## Given task
Pick out each line containing the string "React" and copy it.

## Data lines

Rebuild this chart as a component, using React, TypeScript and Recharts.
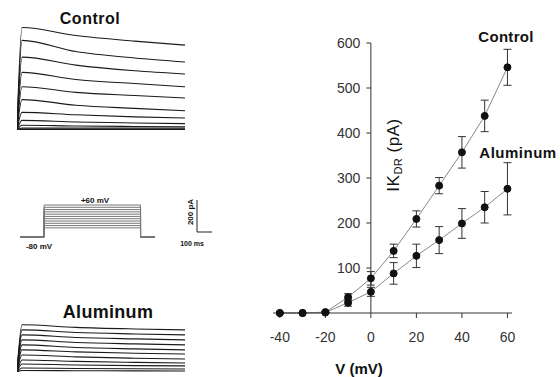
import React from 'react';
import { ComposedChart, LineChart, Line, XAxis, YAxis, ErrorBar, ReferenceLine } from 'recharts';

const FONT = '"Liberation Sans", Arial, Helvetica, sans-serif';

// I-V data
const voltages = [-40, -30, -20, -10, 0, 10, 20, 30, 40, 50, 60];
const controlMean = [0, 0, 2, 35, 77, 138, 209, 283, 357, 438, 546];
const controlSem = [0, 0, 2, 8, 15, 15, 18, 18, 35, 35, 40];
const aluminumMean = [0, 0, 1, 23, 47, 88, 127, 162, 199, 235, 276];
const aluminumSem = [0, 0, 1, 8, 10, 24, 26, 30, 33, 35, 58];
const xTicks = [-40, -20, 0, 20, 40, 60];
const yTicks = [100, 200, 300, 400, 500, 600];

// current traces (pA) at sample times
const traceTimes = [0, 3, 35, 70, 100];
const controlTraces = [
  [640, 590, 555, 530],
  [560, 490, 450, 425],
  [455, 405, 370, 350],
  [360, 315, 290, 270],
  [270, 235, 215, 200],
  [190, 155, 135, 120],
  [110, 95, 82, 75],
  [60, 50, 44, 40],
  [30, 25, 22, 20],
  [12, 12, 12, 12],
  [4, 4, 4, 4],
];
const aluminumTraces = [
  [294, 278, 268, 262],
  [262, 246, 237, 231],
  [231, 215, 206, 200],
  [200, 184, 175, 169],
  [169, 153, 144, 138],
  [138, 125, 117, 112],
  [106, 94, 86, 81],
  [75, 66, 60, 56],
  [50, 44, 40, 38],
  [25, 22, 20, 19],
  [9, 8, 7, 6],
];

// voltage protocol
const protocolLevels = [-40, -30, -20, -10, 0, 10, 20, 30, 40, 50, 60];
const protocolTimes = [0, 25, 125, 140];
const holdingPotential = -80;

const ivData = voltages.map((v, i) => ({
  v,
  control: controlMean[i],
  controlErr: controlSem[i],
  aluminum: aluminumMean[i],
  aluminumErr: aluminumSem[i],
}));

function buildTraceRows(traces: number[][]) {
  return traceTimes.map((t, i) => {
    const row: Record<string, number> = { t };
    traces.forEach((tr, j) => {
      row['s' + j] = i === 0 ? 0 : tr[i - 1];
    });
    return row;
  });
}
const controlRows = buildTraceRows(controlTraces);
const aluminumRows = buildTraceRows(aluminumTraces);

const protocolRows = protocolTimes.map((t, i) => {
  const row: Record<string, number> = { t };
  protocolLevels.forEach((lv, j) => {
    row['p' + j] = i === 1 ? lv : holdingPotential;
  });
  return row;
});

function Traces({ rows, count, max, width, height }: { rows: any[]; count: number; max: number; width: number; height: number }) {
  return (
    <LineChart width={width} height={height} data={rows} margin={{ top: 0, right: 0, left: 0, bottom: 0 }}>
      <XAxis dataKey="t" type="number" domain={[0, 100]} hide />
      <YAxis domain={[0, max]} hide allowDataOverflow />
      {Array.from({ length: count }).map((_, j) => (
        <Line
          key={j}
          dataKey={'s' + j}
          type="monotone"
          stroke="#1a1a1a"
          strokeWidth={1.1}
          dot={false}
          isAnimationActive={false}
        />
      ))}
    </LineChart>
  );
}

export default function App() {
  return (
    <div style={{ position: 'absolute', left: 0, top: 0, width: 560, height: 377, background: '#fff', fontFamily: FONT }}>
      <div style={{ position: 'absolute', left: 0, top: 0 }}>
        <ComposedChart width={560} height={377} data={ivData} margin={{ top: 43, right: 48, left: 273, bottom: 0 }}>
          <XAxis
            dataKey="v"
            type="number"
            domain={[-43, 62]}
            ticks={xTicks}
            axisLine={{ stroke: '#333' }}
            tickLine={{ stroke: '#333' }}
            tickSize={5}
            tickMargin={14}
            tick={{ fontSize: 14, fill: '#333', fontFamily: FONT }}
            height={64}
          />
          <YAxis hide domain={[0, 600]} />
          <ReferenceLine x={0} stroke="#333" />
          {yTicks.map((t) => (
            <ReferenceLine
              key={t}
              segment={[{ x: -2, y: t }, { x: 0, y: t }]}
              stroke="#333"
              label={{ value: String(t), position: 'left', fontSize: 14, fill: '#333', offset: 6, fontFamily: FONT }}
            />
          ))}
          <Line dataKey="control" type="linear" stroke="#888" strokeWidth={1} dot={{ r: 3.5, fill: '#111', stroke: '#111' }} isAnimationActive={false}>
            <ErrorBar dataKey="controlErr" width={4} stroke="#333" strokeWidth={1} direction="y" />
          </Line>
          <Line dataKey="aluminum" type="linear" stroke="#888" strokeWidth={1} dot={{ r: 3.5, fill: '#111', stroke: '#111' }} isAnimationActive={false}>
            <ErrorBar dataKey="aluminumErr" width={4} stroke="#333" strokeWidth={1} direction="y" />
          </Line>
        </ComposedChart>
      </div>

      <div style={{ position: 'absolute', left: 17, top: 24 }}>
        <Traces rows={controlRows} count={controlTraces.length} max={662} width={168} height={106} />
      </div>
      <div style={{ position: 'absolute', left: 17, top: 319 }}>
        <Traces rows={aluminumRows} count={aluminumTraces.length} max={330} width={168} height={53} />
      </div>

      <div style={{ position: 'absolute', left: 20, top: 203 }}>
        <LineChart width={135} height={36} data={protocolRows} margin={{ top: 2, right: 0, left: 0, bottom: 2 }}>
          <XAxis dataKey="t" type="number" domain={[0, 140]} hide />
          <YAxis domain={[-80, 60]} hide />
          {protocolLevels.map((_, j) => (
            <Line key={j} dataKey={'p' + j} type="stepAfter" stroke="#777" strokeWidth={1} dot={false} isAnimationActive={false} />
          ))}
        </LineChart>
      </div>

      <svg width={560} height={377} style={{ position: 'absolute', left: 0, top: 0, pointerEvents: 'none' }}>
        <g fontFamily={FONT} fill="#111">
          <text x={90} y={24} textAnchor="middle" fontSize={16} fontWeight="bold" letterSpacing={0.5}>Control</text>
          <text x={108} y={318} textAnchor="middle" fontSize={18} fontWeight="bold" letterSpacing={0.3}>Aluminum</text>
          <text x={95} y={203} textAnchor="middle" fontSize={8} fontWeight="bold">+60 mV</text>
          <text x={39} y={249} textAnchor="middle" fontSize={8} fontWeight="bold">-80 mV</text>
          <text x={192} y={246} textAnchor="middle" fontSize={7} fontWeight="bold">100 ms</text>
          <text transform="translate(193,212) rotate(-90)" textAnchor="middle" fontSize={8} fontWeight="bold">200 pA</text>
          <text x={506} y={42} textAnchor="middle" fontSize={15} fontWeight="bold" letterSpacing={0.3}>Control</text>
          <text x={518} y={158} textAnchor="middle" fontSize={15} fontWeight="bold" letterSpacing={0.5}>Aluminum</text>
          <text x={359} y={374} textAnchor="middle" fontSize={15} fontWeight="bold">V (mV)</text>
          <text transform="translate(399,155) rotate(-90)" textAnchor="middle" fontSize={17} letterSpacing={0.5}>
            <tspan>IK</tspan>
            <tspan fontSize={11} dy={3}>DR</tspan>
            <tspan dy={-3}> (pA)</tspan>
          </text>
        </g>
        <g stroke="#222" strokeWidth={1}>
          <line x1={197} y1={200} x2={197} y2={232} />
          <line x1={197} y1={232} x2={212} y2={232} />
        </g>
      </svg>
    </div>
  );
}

## Task output
Rebuild this chart as a component, using React, TypeScript and Recharts.
import React from 'react';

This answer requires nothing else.